Are we there yet? Beer personalized to your own hoppy tastes?

You can read it right here, explanation marks and all: “Engineers have developed a ‘barista-type experience’ for beer drinkers where a barman can adjust a gadget fitted to a beer tap to adjust the ‘hoppiness’ level on demand.”

“Hoppier” works much like Randall the Enamel Animal, which Sam Calagione of Dogfish Head Craft Brewery invented more than 10 years ago. Engineers at Cambridge Consultants might be putting a little more emphasis on pressure (“We knew, for example, that pressure is fundamental to extracting flavour in espresso machines – so part of our investigation was to see whether it does anything for beer.”), as the video illustrates.

Randall and a variety of devices other brewers built since (I’ve had Budweiser though a Randall-like filter, on more than one occasion in fact) prove that filtering beer through hop cones will create different aromas and flavors than are in the beer alone. Extracting essential oils may make the beer taste more “hop-like” and fresher or grassier. But it is a might bold to suggest the engineers “have ‘transformed’ the brewing and dry-hopping process, which usually tales two weeks, to enable consumers to change the flavour of beer in seconds.”

There’s more going on in the torpedoes used to make Sierra Nevada Torpedo Extra IPA, because dry hopping involves more than just extracting flavor from hops. They how, what and why are not perfectly understood. For instance, researchers in Germany just determined that the transfer rate of various compounds varies, which is not exactly a surprise. But it appears that this rate may also vary based on the variety of hop involved. Makes writing formulas difficult. Hop scientists often talk about the importance of synergy — put two compounds or more (hops contain more than 400) and they may create other compounds or the way each is perceived may be changed by the presence of others.

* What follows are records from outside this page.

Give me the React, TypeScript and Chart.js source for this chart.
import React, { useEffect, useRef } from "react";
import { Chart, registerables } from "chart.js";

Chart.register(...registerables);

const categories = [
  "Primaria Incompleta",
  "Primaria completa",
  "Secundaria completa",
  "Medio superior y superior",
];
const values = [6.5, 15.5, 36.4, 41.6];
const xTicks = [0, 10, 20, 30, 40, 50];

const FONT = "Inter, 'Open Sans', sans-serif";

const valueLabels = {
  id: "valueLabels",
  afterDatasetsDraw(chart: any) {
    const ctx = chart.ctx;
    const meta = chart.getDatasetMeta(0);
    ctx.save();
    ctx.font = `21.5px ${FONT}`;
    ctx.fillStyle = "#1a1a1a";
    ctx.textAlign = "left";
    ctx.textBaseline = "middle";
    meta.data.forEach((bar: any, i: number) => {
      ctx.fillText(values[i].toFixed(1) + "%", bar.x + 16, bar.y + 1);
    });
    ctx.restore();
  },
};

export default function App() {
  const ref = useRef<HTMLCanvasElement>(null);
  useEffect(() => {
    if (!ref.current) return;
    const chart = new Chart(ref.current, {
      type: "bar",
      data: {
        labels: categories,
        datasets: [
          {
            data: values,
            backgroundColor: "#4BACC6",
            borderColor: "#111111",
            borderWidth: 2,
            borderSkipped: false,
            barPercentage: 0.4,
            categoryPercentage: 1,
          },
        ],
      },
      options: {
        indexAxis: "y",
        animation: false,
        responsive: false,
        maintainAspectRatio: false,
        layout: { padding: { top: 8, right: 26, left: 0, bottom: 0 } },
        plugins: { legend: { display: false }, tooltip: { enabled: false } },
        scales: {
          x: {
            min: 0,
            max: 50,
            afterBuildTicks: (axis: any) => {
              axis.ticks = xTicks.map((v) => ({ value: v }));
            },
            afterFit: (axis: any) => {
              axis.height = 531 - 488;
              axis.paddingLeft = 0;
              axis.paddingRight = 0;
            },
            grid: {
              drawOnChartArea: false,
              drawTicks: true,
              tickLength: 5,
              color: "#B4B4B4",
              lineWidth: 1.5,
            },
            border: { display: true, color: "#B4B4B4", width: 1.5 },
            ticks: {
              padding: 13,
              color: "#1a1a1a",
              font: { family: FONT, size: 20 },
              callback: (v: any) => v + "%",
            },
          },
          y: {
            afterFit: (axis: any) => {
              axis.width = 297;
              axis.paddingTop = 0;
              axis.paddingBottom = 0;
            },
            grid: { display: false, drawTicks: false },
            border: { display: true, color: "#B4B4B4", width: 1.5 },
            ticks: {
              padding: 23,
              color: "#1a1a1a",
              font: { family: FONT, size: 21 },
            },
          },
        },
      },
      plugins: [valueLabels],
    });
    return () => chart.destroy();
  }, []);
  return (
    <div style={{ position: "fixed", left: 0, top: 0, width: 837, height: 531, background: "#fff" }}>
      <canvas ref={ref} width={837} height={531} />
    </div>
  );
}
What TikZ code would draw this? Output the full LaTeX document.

In addition, yeast becomes a key player in dry hopping, because of the biotransformations that occur when yeast and hop hang out together — another area where much more research is needed. Those aren’t going to occur in the seconds it takes beer to pass through the “Hoppier.” Sierra Nevada has studied this is much as any brewery on earth. The brewery uses two different methods to dry hop. One is to attach eight-pound bags of hops, which will be more than four times heavier after absorbing beer, to rings that have been welded to the sides of tanks. Beers will then soak for up to two weeks.

Torpedoes used for dry hopping beer at Sierra Nevada Brewing

The other process uses the torpedoes (thus named because the tanks look like torpedoes turned on their sides), invented because Sierra Nevada was running out of real estate at its original brewery in Chico, Calif. Each one can hold up to 80 pounds of hops. It is purged with CO2, then beer is circulated from the bottom of the cone to the bottom of the torpedo, up through the torpedo and back into the tank. The beer, freshly dosed with hop oils, passes through a tube within a tube (called a periscope) so that it returns higher into the tank. Otherwise, beer in the bottom of the tank may become saturated and won’t retain any more hop oil.

Brewmaster Steve Dresler said results vary dramatically based upon temperature and flow rates. Torpedo Extra IPA circulates for five days, beginning at 68º F (20° C) and finishing cold, extracting all the oils Sierra Nevada wants out of the hops much more quickly than with the passive bag system. However, the parameters are the same with bags. Dry hopping begins at 68º F, and yeast will still be active.

“We don’t get the same floral estery notes in some other beers if we use the torpedo process simply cold without yeast contact time,” Dresler said.

Edward Brunner at Cambridge Consultants may well be right when he says, Hoppier gives brands to stand out in the marketplace and “It’s a way of building on the current trend of personalisation to create new experiences and add value for the consumer.”

But it’s not necessarily a substitute for dry hopping.

*****

PS – Yes, the tagline “Beer brewed by engineers” should send a chill down your back.